Another thought about correlations

The question occured to me: if A and B have a correlation of rAB, and B and C have a correlation of rBC, what bounds can be placed on the correlation between A and C?

If rAB and rBC are both 1, then obviously rAC must also be 1. If rAB = rBC = sqrt(1/2), it turns out that rAC can be anywhere in the range 0..1, but cannot be negative.

I worked out a general formula: rAC must be in the range

  rAB rBC +/- sqrt( (1 - rAB^2) (1 - rBC^2) )

When rAB = rBC = r this simplifies to 2r^2 - 1 <= rAC <= 1.

Then I thought: suppose you have a chain of variables A, B, C, D... such that the correlation between every consecutive pair is r. How long does the chain have to be before the correlation between the first variable and the last is not guaranteed to be positive?

If r=1 then you can make an arbitrarily long chain and the correlation from beginning to end will always be 1. This corresponds to the notion of logical inference, where everything is simply true or false with certainty. r < 1 is a sort of fuzzy inference, and the more steps you take, the fuzzier things get, until all connection is lost with the starting point.

Suppose you want to be able to make n steps in such a chain of fuzzy inference. By n=1 I mean seeing positive correlations between A and B, and between B and C, and concluding a positive correlation between A and C. n=4 would mean getting from A to F.

Here's a table of the minimum correlation you need to perform a chain of length n.

          n r

          1 0.707104
          2 0.866024
          3 0.923878
          4 0.951054
          5 0.965923
         10 0.989819
         15 0.995182
         20 0.997204
         50 0.999523

An approximate formula for n >= 4 is r = 1 - 1.22/n(n+1).

So, unless r is at least 0.707, you can't string even two correlations together.

I can't resist a somewhat frivolous comparison with computers.

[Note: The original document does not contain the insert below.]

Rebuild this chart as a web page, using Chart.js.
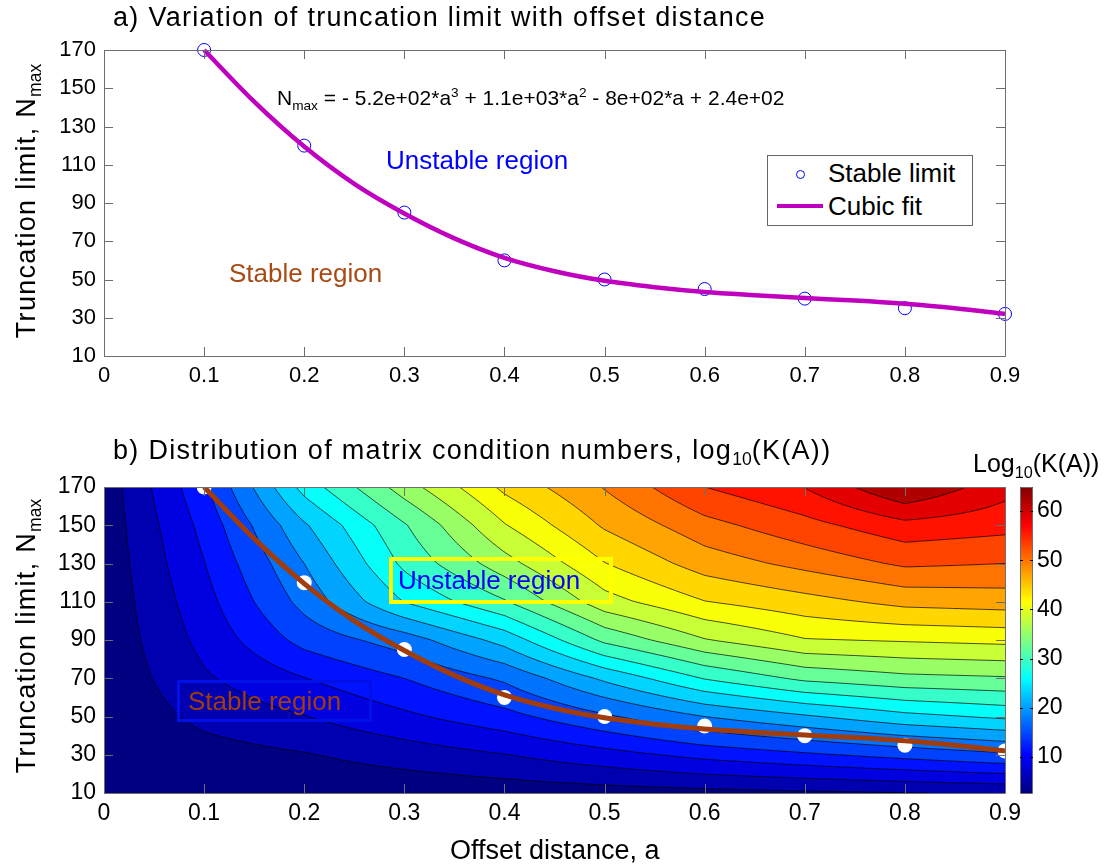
<!DOCTYPE html>
<html>
<head>
<meta charset="utf-8">
<script src="https://cdn.jsdelivr.net/npm/chart.js@4.4.0/dist/chart.umd.min.js"></script>
<style>
body { margin: 0; background: #fff; width: 1104px; height: 867px; position: relative; overflow: hidden;
       font-family: "Liberation Sans", Arial, sans-serif; color: #000; }
canvas { position: absolute; }
.txt { position: absolute; white-space: nowrap; line-height: 1; }
.title { letter-spacing: 1.3px; font-size: 27px; }
.rot { position: absolute; white-space: nowrap; line-height: 1; font-size: 27px; letter-spacing: 1.3px;
       transform: translate(-50%, -50%) rotate(-90deg); }
sub, sup { font-size: 65%; line-height: 0; letter-spacing: 0; }
</style>
</head>
<body>
<canvas id="topChart" width="1104" height="400" style="left:0;top:0"></canvas>
<canvas id="bottomChart" width="1104" height="467" style="left:0;top:400px"></canvas>
<canvas id="barChart" width="104" height="467" style="left:1000px;top:400px"></canvas>

<div class="txt title" style="left:113px;top:4px">a) Variation of truncation limit with offset distance</div>
<div class="rot" style="left:26px;top:201px">Truncation limit, N<sub>max</sub></div>
<div class="txt" style="left:277px;top:87px;font-size:21px">N<sub>max</sub> = - 5.2e+02*a<sup>3</sup> + 1.1e+03*a<sup>2</sup> - 8e+02*a + 2.4e+02</div>
<div class="txt" style="left:386px;top:147px;font-size:26px;color:#0000ff">Unstable region</div>
<div class="txt" style="left:229px;top:260px;font-size:26px;color:#a84a14">Stable region</div>
<div id="legend" style="position:absolute;left:767px;top:155px;width:204px;height:69px;border:1px solid #666;background:#fff">
  <div style="position:absolute;left:28px;top:14px;width:7px;height:7px;border:1px solid #0000ff;border-radius:50%"></div>
  <div style="position:absolute;left:9px;top:48px;width:46px;height:4px;background:#bf00bf"></div>
  <div class="txt" style="left:60px;top:4px;font-size:26px">Stable limit</div>
  <div class="txt" style="left:60px;top:37px;font-size:26px">Cubic fit</div>
</div>

<div class="txt title" style="left:113px;top:437px">b) Distribution of matrix condition numbers, log<sub>10</sub>(K(A))</div>
<div class="txt" style="left:973px;top:451px;font-size:25px">Log<sub>10</sub>(K(A))</div>
<div class="rot" style="left:26px;top:636px">Truncation limit, N<sub>max</sub></div>
<div class="txt" style="left:450px;top:837px;font-size:27px">Offset distance, a</div>
<div style="position:absolute;left:389px;top:557px;width:216px;height:39px;border:4px solid #ffff00"></div>
<div class="txt" style="left:398px;top:567px;font-size:26px;color:#0000ff">Unstable region</div>
<div style="position:absolute;left:177px;top:680px;width:189px;height:36px;border:3px solid #0010e6"></div>
<div class="txt" style="left:188px;top:688px;font-size:26px;color:#a13c0c">Stable region</div>

<script>
// axes
const xTicks = [0, 0.1, 0.2, 0.3, 0.4, 0.5, 0.6, 0.7, 0.8, 0.9];
const yTicks = [10, 30, 50, 70, 90, 110, 130, 150, 170];
const barTicks = [10, 20, 30, 40, 50, 60];

// stable limit found for each offset distance
const stableA = [0.1, 0.2, 0.3, 0.4, 0.5, 0.6, 0.7, 0.8, 0.9];
const stableN = [170, 120, 85, 60, 50, 45, 40, 35, 32];

// cubic fit
const fitA = [0.1, 0.15, 0.2, 0.25, 0.3, 0.35, 0.4, 0.45, 0.5, 0.55, 0.6, 0.65, 0.7, 0.75, 0.8, 0.85, 0.9];
const fitN = [170, 143, 119.5, 100, 84.5, 71.5, 61.3, 54.3, 49.3, 46, 43.5, 41.8, 40.3, 39, 37.3, 35, 32];

// log10(K(A)) grid, rows = nValues (bottom to top), columns = aValues
const aValues = [0, 0.1, 0.2, 0.3, 0.4, 0.5, 0.6, 0.7, 0.8, 0.9];
const nValues = [10, 30, 50, 70, 90, 110, 130, 150, 170];
const logK = [
    [2.7, 3.0, 3.3, 3.6, 4.0, 4.4, 4.8, 5.2, 5.6, 6.0],
    [3.0, 4.5, 5.5, 7.0, 8.5, 10.5, 12.5, 14.0, 15.5, 17.0],
    [3.2, 6.5, 8.5, 11.0, 13.5, 17.0, 20.5, 23.0, 25.5, 27.0],
    [3.4, 8.2, 11.5, 14.5, 18.0, 24.0, 29.5, 33.0, 34.5, 35.0],
    [3.5, 9.5, 15.5, 19.0, 24.5, 33.0, 38.0, 41.0, 41.5, 42.0],
    [3.6, 10.5, 18.5, 26.5, 32.0, 40.0, 44.0, 46.0, 48.0, 48.5],
    [3.7, 11.5, 20.5, 30.0, 37.0, 44.0, 48.5, 51.0, 53.5, 53.0],
    [3.8, 12.5, 23.0, 32.0, 41.0, 47.5, 52.0, 55.0, 58.0, 57.0],
    [3.9, 13.9, 27.5, 36.8, 44.8, 50.3, 56.0, 59.0, 64.9, 60.0]
];
const contourLevels = [5.7, 8.6, 11.6, 14.5, 17.5, 20.5, 23.4, 26.4, 29.3, 32.3,
    35.3, 38.2, 41.2, 44.1, 47.1, 50.1, 53.0, 56.0, 58.9, 61.9];

const zMin = Math.min(...logK.flat());
const zMax = Math.max(...logK.flat());

const FONT = 'Liberation Sans';
const AXIS_COLOR = '#6e6e6e';

// jet colormap, t in [0,1] -> [r,g,b] 0..255
const jet = t => {
    const c = v => Math.round(255 * Math.max(0, Math.min(1, v)));
    return [c(1.5 - Math.abs(4 * t - 3)), c(1.5 - Math.abs(4 * t - 2)), c(1.5 - Math.abs(4 * t - 1))];
};
const bandColors = [zMin, ...contourLevels].map(v => jet((v - zMin) / (zMax - zMin)));

const locate = (arr, v) => {
    let i = 0;
    while (i < arr.length - 2 && v > arr[i + 1]) i++;
    const f = (v - arr[i]) / (arr[i + 1] - arr[i]);
    return [i, Math.max(0, Math.min(1, f))];
};
const sampleLogK = (a, n) => {
    const [i, fa] = locate(aValues, a);
    const [j, fn] = locate(nValues, n);
    return (1 - fa) * (1 - fn) * logK[j][i] + fa * (1 - fn) * logK[j][i + 1]
        + (1 - fa) * fn * logK[j + 1][i] + fa * fn * logK[j + 1][i + 1];
};
const bandIndex = z => {
    let k = 0;
    while (k < contourLevels.length && z >= contourLevels[k]) k++;
    return k;
};

// filled contours + contour lines, drawn under the datasets
const contourPlugin = {
    id: 'contourFill',
    beforeDatasetsDraw(chart) {
        const { ctx, chartArea: ca, scales: { x, y } } = chart;
        const left = Math.round(ca.left), top = Math.round(ca.top);
        const w = Math.round(ca.right) - left, h = Math.round(ca.bottom) - top;
        const img = ctx.createImageData(w, h);
        for (let j = 0; j < h; j++) {
            const n = y.getValueForPixel(top + j + 0.5);
            for (let i = 0; i < w; i++) {
                const c = bandColors[bandIndex(sampleLogK(x.getValueForPixel(left + i + 0.5), n))];
                const p = (j * w + i) * 4;
                img.data[p] = c[0];
                img.data[p + 1] = c[1];
                img.data[p + 2] = c[2];
                img.data[p + 3] = 255;
            }
        }
        ctx.putImageData(img, left, top);

        // contour lines (marching squares on a fine pixel grid)
        const step = 2;
        const cols = Math.ceil(w / step) + 1, rows = Math.ceil(h / step) + 1;
        const px = c => left + Math.min(c * step, w);
        const py = r => top + Math.min(r * step, h);
        const zs = new Float32Array(cols * rows);
        for (let r = 0; r < rows; r++) {
            const n = y.getValueForPixel(py(r));
            for (let c = 0; c < cols; c++) zs[r * cols + c] = sampleLogK(x.getValueForPixel(px(c)), n);
        }
        ctx.save();
        ctx.beginPath();
        ctx.rect(ca.left, ca.top, ca.right - ca.left, ca.bottom - ca.top);
        ctx.clip();
        ctx.strokeStyle = 'rgba(0,0,0,0.85)';
        ctx.lineWidth = 0.8;
        ctx.beginPath();
        contourLevels.forEach(L => {
            for (let r = 0; r < rows - 1; r++) {
                for (let c = 0; c < cols - 1; c++) {
                    const corners = [
                        [px(c), py(r), zs[r * cols + c]],
                        [px(c + 1), py(r), zs[r * cols + c + 1]],
                        [px(c + 1), py(r + 1), zs[(r + 1) * cols + c + 1]],
                        [px(c), py(r + 1), zs[(r + 1) * cols + c]]
                    ];
                    const pts = [];
                    for (let e = 0; e < 4; e++) {
                        const p = corners[e], q = corners[(e + 1) % 4];
                        if ((p[2] < L) !== (q[2] < L)) {
                            const t = (L - p[2]) / (q[2] - p[2]);
                            pts.push([p[0] + t * (q[0] - p[0]), p[1] + t * (q[1] - p[1])]);
                        }
                    }
                    if (pts.length >= 2) { ctx.moveTo(pts[0][0], pts[0][1]); ctx.lineTo(pts[1][0], pts[1][1]); }
                    if (pts.length === 4) { ctx.moveTo(pts[2][0], pts[2][1]); ctx.lineTo(pts[3][0], pts[3][1]); }
                }
            }
        });
        ctx.stroke();
        ctx.restore();
    }
};

// MATLAB style box with inward ticks
const boxPlugin = {
    id: 'matlabBox',
    afterDatasetsDraw(chart, args, opts) {
        const { ctx, chartArea: ca, scales: { x, y } } = chart;
        const len = 9;
        ctx.save();
        ctx.strokeStyle = opts.color || AXIS_COLOR;
        ctx.lineWidth = 1;
        ctx.beginPath();
        ctx.rect(Math.round(ca.left) + 0.5, Math.round(ca.top) + 0.5,
            Math.round(ca.right - ca.left), Math.round(ca.bottom - ca.top));
        xTicks.forEach(v => {
            const px = Math.round(x.getPixelForValue(v)) + 0.5;
            ctx.moveTo(px, ca.bottom); ctx.lineTo(px, ca.bottom - len);
            ctx.moveTo(px, ca.top); ctx.lineTo(px, ca.top + len);
        });
        yTicks.forEach(v => {
            const py = Math.round(y.getPixelForValue(v)) + 0.5;
            ctx.moveTo(ca.left, py); ctx.lineTo(ca.left + len, py);
            ctx.moveTo(ca.right, py); ctx.lineTo(ca.right - len, py);
        });
        ctx.stroke();
        ctx.restore();
    }
};

// continuous jet colour bar
const colorBarPlugin = {
    id: 'colorBar',
    beforeDatasetsDraw(chart) {
        const { ctx, chartArea: ca, scales: { y } } = chart;
        for (let py = Math.round(ca.top); py < Math.round(ca.bottom); py++) {
            const c = jet((y.getValueForPixel(py + 0.5) - zMin) / (zMax - zMin));
            ctx.fillStyle = 'rgb(' + c.join(',') + ')';
            ctx.fillRect(ca.left, py, ca.right - ca.left, 1);
        }
        ctx.save();
        ctx.strokeStyle = AXIS_COLOR;
        ctx.lineWidth = 1;
        ctx.beginPath();
        ctx.rect(Math.round(ca.left) + 0.5, Math.round(ca.top) + 0.5,
            Math.round(ca.right - ca.left) - 1, Math.round(ca.bottom - ca.top));
        ctx.stroke();
        ctx.strokeStyle = '#000';
        ctx.beginPath();
        barTicks.forEach(v => {
            const py = Math.round(y.getPixelForValue(v)) + 0.5;
            ctx.moveTo(ca.left, py); ctx.lineTo(ca.left + 3, py);
            ctx.moveTo(ca.right, py); ctx.lineTo(ca.right - 3, py);
        });
        ctx.stroke();
        ctx.restore();
    }
};

const fmtA = v => (v === 0 ? '0' : v.toFixed(1));

const makeScales = (xHeight, fontSize) => ({
    x: {
        type: 'linear', min: 0, max: 0.9,
        grid: { display: false, drawTicks: false }, border: { display: false },
        afterBuildTicks: scale => { scale.ticks = xTicks.map(v => ({ value: v })); },
        afterFit: scale => { scale.height = xHeight; },
        ticks: { callback: fmtA, padding: 7, maxRotation: 0, autoSkip: false,
                 color: '#000', font: { family: FONT, size: fontSize } }
    },
    y: {
        type: 'linear', min: 10, max: 170,
        grid: { display: false, drawTicks: false }, border: { display: false },
        afterBuildTicks: scale => { scale.ticks = yTicks.map(v => ({ value: v })); },
        afterFit: scale => { scale.width = 104; },
        ticks: { padding: 8, autoSkip: false, color: '#000', font: { family: FONT, size: fontSize } }
    }
});

new Chart(document.getElementById('topChart').getContext('2d'), {
    type: 'line',
    data: {
        datasets: [{
            label: 'Cubic fit',
            data: fitA.map((a, i) => ({ x: a, y: fitN[i] })),
            borderColor: '#bf00bf',
            borderWidth: 4.5,
            pointRadius: 0,
            cubicInterpolationMode: 'monotone',
            clip: false
        }, {
            label: 'Stable limit',
            data: stableA.map((a, i) => ({ x: a, y: stableN[i] })),
            showLine: false,
            pointStyle: 'circle',
            pointRadius: 6.5,
            pointBorderWidth: 1,
            pointBorderColor: '#0000ff',
            pointBackgroundColor: 'rgba(0,0,0,0)',
            clip: false
        }]
    },
    options: {
        responsive: false,
        animation: false,
        layout: { padding: { left: 0, top: 50, right: 99, bottom: 0 } },
        scales: makeScales(44, 22),
        plugins: { legend: { display: false }, tooltip: { enabled: false }, matlabBox: {} }
    },
    plugins: [boxPlugin]
});

new Chart(document.getElementById('bottomChart').getContext('2d'), {
    type: 'line',
    data: {
        datasets: [{
            label: 'Cubic fit',
            data: fitA.map((a, i) => ({ x: a, y: fitN[i] })),
            borderColor: '#a13c0c',
            borderWidth: 5,
            pointRadius: 0,
            cubicInterpolationMode: 'monotone',
            clip: 0
        }, {
            label: 'Stable limit',
            data: stableA.map((a, i) => ({ x: a, y: stableN[i] })),
            showLine: false,
            pointStyle: 'circle',
            pointRadius: 7.5,
            pointBorderWidth: 0,
            pointBackgroundColor: '#ffffff',
            clip: 0
        }]
    },
    options: {
        responsive: false,
        animation: false,
        layout: { padding: { left: 0, top: 87, right: 99, bottom: 0 } },
        scales: makeScales(74, 23),
        plugins: { legend: { display: false }, tooltip: { enabled: false }, matlabBox: {} }
    },
    plugins: [contourPlugin, boxPlugin]
});

new Chart(document.getElementById('barChart').getContext('2d'), {
    type: 'scatter',
    data: { datasets: [] },
    options: {
        responsive: false,
        animation: false,
        layout: { padding: { left: 20, top: 87, right: 0, bottom: 74 } },
        scales: {
            x: { type: 'linear', display: false, min: 0, max: 1 },
            y: {
                type: 'linear', position: 'right', min: zMin, max: zMax,
                grid: { display: false, drawTicks: false }, border: { display: false },
                afterBuildTicks: scale => { scale.ticks = barTicks.map(v => ({ value: v })); },
                afterFit: scale => { scale.width = 71; },
                ticks: { padding: 4, color: '#000', font: { family: FONT, size: 23 } }
            }
        },
        plugins: { legend: { display: false }, tooltip: { enabled: false } }
    },
    plugins: [colorBarPlugin]
});
</script>
</body>
</html>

A typical modern desktop or laptop has around a billion transistors being clocked a billion times a second. It can easily run continuously for a million seconds (about 12 days) without going wrong. That amounts to 10^24 individual transistor operations, every one of which works correctly. (You might not think it when you're dealing with the software, but the basic semiconductor transistor is the most reliable device ever invented. It has to be, or computers would be impossible.) Plugging n=10^24 into the above, r = 1 to 48 decimal places.

···

--
Richard Kennaway, jrk@cmp.uea.ac.uk, http://www.cmp.uea.ac.uk/~jrk/
School of Computing Sciences,
University of East Anglia, Norwich NR4 7TJ, U.K.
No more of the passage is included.